» **Task to complete**
Take the material and output all of it exactly.

» **Data lines**
— START —

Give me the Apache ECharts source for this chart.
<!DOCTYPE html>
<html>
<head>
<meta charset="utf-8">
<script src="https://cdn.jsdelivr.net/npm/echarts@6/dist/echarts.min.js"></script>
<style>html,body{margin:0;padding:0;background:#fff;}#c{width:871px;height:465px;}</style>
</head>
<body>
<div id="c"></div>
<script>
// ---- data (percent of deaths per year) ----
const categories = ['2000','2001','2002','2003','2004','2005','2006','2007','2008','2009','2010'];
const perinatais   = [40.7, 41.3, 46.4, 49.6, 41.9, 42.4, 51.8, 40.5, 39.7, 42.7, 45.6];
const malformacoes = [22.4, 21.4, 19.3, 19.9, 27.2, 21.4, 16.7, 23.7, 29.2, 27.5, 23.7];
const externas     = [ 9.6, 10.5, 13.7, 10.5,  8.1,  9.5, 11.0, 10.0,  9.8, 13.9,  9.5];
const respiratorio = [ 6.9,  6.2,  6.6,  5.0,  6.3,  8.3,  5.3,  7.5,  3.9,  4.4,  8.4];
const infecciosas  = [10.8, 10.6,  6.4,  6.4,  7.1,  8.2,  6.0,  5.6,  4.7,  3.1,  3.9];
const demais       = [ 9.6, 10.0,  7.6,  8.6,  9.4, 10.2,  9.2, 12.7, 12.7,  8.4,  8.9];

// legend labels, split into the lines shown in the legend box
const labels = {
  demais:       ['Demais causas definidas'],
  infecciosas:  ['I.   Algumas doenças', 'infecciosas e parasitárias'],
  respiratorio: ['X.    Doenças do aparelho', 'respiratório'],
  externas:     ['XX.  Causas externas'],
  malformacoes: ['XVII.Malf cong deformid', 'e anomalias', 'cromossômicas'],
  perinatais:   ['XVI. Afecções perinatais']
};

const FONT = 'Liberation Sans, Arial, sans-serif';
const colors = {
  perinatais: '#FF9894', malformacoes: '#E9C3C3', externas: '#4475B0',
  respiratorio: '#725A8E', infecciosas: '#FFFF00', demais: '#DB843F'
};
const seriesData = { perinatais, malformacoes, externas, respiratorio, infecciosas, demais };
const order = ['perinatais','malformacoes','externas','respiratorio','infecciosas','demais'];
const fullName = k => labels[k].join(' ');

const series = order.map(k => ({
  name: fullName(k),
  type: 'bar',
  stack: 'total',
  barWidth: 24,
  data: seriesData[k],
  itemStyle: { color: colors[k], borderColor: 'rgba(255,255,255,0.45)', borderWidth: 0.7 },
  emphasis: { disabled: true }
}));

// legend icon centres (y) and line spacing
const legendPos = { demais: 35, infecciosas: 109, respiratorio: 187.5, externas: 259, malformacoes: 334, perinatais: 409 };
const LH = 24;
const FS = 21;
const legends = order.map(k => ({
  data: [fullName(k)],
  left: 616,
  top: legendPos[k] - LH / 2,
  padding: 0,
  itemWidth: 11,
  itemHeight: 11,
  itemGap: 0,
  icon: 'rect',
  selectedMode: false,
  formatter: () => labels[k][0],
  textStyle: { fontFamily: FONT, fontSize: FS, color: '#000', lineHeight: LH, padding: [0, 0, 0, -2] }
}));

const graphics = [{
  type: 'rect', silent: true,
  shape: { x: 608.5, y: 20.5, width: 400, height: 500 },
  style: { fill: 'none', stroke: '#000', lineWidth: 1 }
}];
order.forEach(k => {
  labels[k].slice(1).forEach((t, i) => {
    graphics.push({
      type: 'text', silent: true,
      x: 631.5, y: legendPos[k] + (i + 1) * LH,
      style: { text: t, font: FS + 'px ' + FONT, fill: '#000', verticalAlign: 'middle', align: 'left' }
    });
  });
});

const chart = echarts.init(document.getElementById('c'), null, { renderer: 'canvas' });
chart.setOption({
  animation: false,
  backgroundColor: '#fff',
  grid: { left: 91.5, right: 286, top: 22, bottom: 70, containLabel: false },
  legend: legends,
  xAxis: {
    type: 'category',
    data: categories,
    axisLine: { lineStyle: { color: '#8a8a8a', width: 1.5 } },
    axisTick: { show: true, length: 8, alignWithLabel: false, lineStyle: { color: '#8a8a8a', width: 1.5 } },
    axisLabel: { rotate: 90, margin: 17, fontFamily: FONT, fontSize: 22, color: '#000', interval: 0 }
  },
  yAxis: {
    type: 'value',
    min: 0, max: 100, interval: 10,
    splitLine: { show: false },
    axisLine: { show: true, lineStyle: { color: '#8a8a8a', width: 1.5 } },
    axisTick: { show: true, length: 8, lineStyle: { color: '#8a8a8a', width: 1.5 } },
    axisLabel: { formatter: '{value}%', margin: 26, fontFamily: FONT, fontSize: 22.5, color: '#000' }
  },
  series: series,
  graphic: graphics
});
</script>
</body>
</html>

— END —

» **Final result**
Give me the Apache ECharts source for this chart.
<!DOCTYPE html>
<html>
<head>
<meta charset="utf-8">
<script src="https://cdn.jsdelivr.net/npm/echarts@6/dist/echarts.min.js"></script>
<style>html,body{margin:0;padding:0;background:#fff;}#c{width:871px;height:465px;}</style>
</head>
<body>
<div id="c"></div>
<script>
// ---- data (percent of deaths per year) ----
const categories = ['2000','2001','2002','2003','2004','2005','2006','2007','2008','2009','2010'];
const perinatais   = [40.7, 41.3, 46.4, 49.6, 41.9, 42.4, 51.8, 40.5, 39.7, 42.7, 45.6];
const malformacoes = [22.4, 21.4, 19.3, 19.9, 27.2, 21.4, 16.7, 23.7, 29.2, 27.5, 23.7];
const externas     = [ 9.6, 10.5, 13.7, 10.5,  8.1,  9.5, 11.0, 10.0,  9.8, 13.9,  9.5];
const respiratorio = [ 6.9,  6.2,  6.6,  5.0,  6.3,  8.3,  5.3,  7.5,  3.9,  4.4,  8.4];
const infecciosas  = [10.8, 10.6,  6.4,  6.4,  7.1,  8.2,  6.0,  5.6,  4.7,  3.1,  3.9];
const demais       = [ 9.6, 10.0,  7.6,  8.6,  9.4, 10.2,  9.2, 12.7, 12.7,  8.4,  8.9];

// legend labels, split into the lines shown in the legend box
const labels = {
  demais:       ['Demais causas definidas'],
  infecciosas:  ['I.   Algumas doenças', 'infecciosas e parasitárias'],
  respiratorio: ['X.    Doenças do aparelho', 'respiratório'],
  externas:     ['XX.  Causas externas'],
  malformacoes: ['XVII.Malf cong deformid', 'e anomalias', 'cromossômicas'],
  perinatais:   ['XVI. Afecções perinatais']
};

const FONT = 'Liberation Sans, Arial, sans-serif';
const colors = {
  perinatais: '#FF9894', malformacoes: '#E9C3C3', externas: '#4475B0',
  respiratorio: '#725A8E', infecciosas: '#FFFF00', demais: '#DB843F'
};
const seriesData = { perinatais, malformacoes, externas, respiratorio, infecciosas, demais };
const order = ['perinatais','malformacoes','externas','respiratorio','infecciosas','demais'];
const fullName = k => labels[k].join(' ');

const series = order.map(k => ({
  name: fullName(k),
  type: 'bar',
  stack: 'total',
  barWidth: 24,
  data: seriesData[k],
  itemStyle: { color: colors[k], borderColor: 'rgba(255,255,255,0.45)', borderWidth: 0.7 },
  emphasis: { disabled: true }
}));

// legend icon centres (y) and line spacing
const legendPos = { demais: 35, infecciosas: 109, respiratorio: 187.5, externas: 259, malformacoes: 334, perinatais: 409 };
const LH = 24;
const FS = 21;
const legends = order.map(k => ({
  data: [fullName(k)],
  left: 616,
  top: legendPos[k] - LH / 2,
  padding: 0,
  itemWidth: 11,
  itemHeight: 11,
  itemGap: 0,
  icon: 'rect',
  selectedMode: false,
  formatter: () => labels[k][0],
  textStyle: { fontFamily: FONT, fontSize: FS, color: '#000', lineHeight: LH, padding: [0, 0, 0, -2] }
}));

const graphics = [{
  type: 'rect', silent: true,
  shape: { x: 608.5, y: 20.5, width: 400, height: 500 },
  style: { fill: 'none', stroke: '#000', lineWidth: 1 }
}];
order.forEach(k => {
  labels[k].slice(1).forEach((t, i) => {
    graphics.push({
      type: 'text', silent: true,
      x: 631.5, y: legendPos[k] + (i + 1) * LH,
      style: { text: t, font: FS + 'px ' + FONT, fill: '#000', verticalAlign: 'middle', align: 'left' }
    });
  });
});

const chart = echarts.init(document.getElementById('c'), null, { renderer: 'canvas' });
chart.setOption({
  animation: false,
  backgroundColor: '#fff',
  grid: { left: 91.5, right: 286, top: 22, bottom: 70, containLabel: false },
  legend: legends,
  xAxis: {
    type: 'category',
    data: categories,
    axisLine: { lineStyle: { color: '#8a8a8a', width: 1.5 } },
    axisTick: { show: true, length: 8, alignWithLabel: false, lineStyle: { color: '#8a8a8a', width: 1.5 } },
    axisLabel: { rotate: 90, margin: 17, fontFamily: FONT, fontSize: 22, color: '#000', interval: 0 }
  },
  yAxis: {
    type: 'value',
    min: 0, max: 100, interval: 10,
    splitLine: { show: false },
    axisLine: { show: true, lineStyle: { color: '#8a8a8a', width: 1.5 } },
    axisTick: { show: true, length: 8, lineStyle: { color: '#8a8a8a', width: 1.5 } },
    axisLabel: { formatter: '{value}%', margin: 26, fontFamily: FONT, fontSize: 22.5, color: '#000' }
  },
  series: series,
  graphic: graphics
});
</script>
</body>
</html>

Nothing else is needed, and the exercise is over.